**Directions:** Your task is to transcribe all of the records exactly and leave out the pictures.

**Recorded information:**
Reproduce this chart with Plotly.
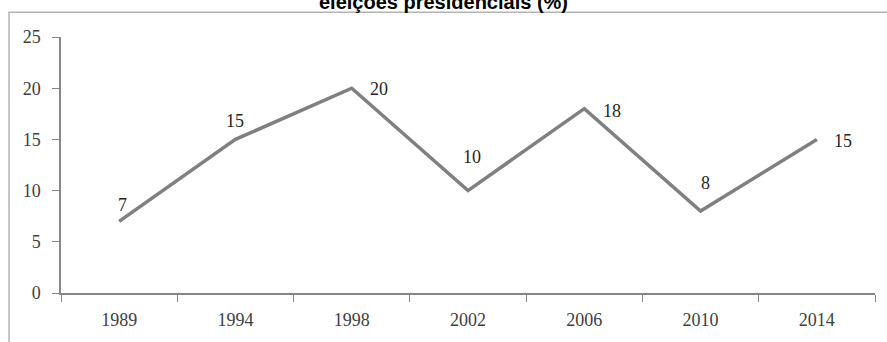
import plotly.graph_objects as go

# Election years and percentages
years = ["1989", "1994", "1998", "2002", "2006", "2010", "2014"]
values = [7, 15, 20, 10, 18, 8, 15]
y_ticks = [0, 5, 10, 15, 20, 25]

title_text = "eleições presidenciais (%)"

# pixel offsets of each value label relative to its point
label_dx = [3, 0, 27, 4, 28, 5, 26]
label_dy = [16, 18, -1, 34, -2, 28, -2]

W, H = 887, 342
L, R, T, B = 61, 12, 37, 47
pw, ph = W - L - R, H - T - B

serif = "Liberation Serif, Times New Roman, serif"

fig = go.Figure()
fig.add_trace(go.Scatter(
    x=years, y=values, mode="lines",
    line=dict(color="#808080", width=3.5),
    hoverinfo="skip", showlegend=False,
))

# value labels, positioned by category index on the category axis
for i, (v, dx, dy) in enumerate(zip(values, label_dx, label_dy)):
    fig.add_annotation(
        x=i, y=v, xref="x", yref="y", text=str(v), showarrow=False,
        xshift=dx, yshift=dy,
        font=dict(family=serif, size=18, color="#262626"),
    )

# outer chart frame
def px_x(p):
    return (p - L) / pw

def px_y(p):
    return (H - B - p) / ph

fig.add_shape(
    type="rect", xref="paper", yref="paper",
    x0=px_x(9), x1=px_x(905), y0=px_y(380), y1=px_y(12),
    line=dict(color="#b4b4b4", width=1.5), fillcolor="rgba(0,0,0,0)",
    layer="below",
)

fig.update_layout(
    width=W, height=H,
    margin=dict(l=L, r=R, t=T, b=B),
    paper_bgcolor="white", plot_bgcolor="white",
    title=dict(
        text=title_text, x=0.5, xanchor="center",
        xref="container", yref="container",
        y=1 - 9 / H, yanchor="bottom",
        font=dict(family="Liberation Sans, Arial, sans-serif", size=20, color="#000000", weight="bold"),
    ),
    xaxis=dict(
        type="category", range=[-0.5, 6.5],
        tickson="boundaries", ticks="outside", ticklen=7, tickcolor="#868686",
        showline=True, linecolor="#868686", linewidth=1.5,
        showgrid=False, zeroline=False,
        tickfont=dict(family=serif, size=18, color="#404040"),
        ticklabelstandoff=10,
        fixedrange=True,
    ),
    yaxis=dict(
        range=[0, 25], tickvals=y_ticks, ticktext=[str(t) for t in y_ticks],
        ticks="outside", ticklen=7, tickcolor="#868686",
        showline=True, linecolor="#868686", linewidth=1.5,
        showgrid=False, zeroline=False,
        tickfont=dict(family=serif, size=18, color="#404040"),
        ticklabelstandoff=8,
        fixedrange=True,
    ),
)

fig.write_html("out.html")
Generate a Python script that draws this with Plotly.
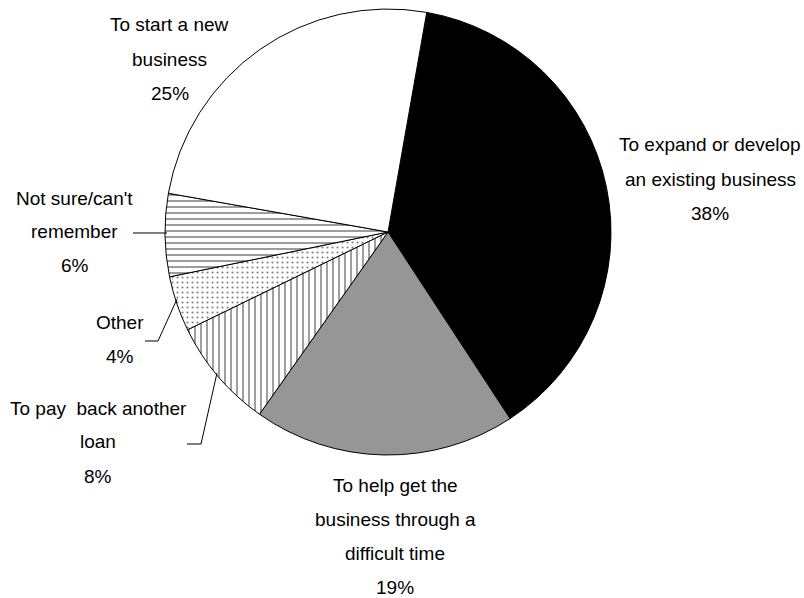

**Reply to the exercise:**
Reproduce this chart with Plotly.
import plotly.graph_objects as go

# Election years and percentages
years = ["1989", "1994", "1998", "2002", "2006", "2010", "2014"]
values = [7, 15, 20, 10, 18, 8, 15]
y_ticks = [0, 5, 10, 15, 20, 25]

title_text = "eleições presidenciais (%)"

# pixel offsets of each value label relative to its point
label_dx = [3, 0, 27, 4, 28, 5, 26]
label_dy = [16, 18, -1, 34, -2, 28, -2]

W, H = 887, 342
L, R, T, B = 61, 12, 37, 47
pw, ph = W - L - R, H - T - B

serif = "Liberation Serif, Times New Roman, serif"

fig = go.Figure()
fig.add_trace(go.Scatter(
    x=years, y=values, mode="lines",
    line=dict(color="#808080", width=3.5),
    hoverinfo="skip", showlegend=False,
))

# value labels, positioned by category index on the category axis
for i, (v, dx, dy) in enumerate(zip(values, label_dx, label_dy)):
    fig.add_annotation(
        x=i, y=v, xref="x", yref="y", text=str(v), showarrow=False,
        xshift=dx, yshift=dy,
        font=dict(family=serif, size=18, color="#262626"),
    )

# outer chart frame
def px_x(p):
    return (p - L) / pw

def px_y(p):
    return (H - B - p) / ph

fig.add_shape(
    type="rect", xref="paper", yref="paper",
    x0=px_x(9), x1=px_x(905), y0=px_y(380), y1=px_y(12),
    line=dict(color="#b4b4b4", width=1.5), fillcolor="rgba(0,0,0,0)",
    layer="below",
)

fig.update_layout(
    width=W, height=H,
    margin=dict(l=L, r=R, t=T, b=B),
    paper_bgcolor="white", plot_bgcolor="white",
    title=dict(
        text=title_text, x=0.5, xanchor="center",
        xref="container", yref="container",
        y=1 - 9 / H, yanchor="bottom",
        font=dict(family="Liberation Sans, Arial, sans-serif", size=20, color="#000000", weight="bold"),
    ),
    xaxis=dict(
        type="category", range=[-0.5, 6.5],
        tickson="boundaries", ticks="outside", ticklen=7, tickcolor="#868686",
        showline=True, linecolor="#868686", linewidth=1.5,
        showgrid=False, zeroline=False,
        tickfont=dict(family=serif, size=18, color="#404040"),
        ticklabelstandoff=10,
        fixedrange=True,
    ),
    yaxis=dict(
        range=[0, 25], tickvals=y_ticks, ticktext=[str(t) for t in y_ticks],
        ticks="outside", ticklen=7, tickcolor="#868686",
        showline=True, linecolor="#868686", linewidth=1.5,
        showgrid=False, zeroline=False,
        tickfont=dict(family=serif, size=18, color="#404040"),
        ticklabelstandoff=8,
        fixedrange=True,
    ),
)

fig.write_html("out.html")
Generate a Python script that draws this with Plotly.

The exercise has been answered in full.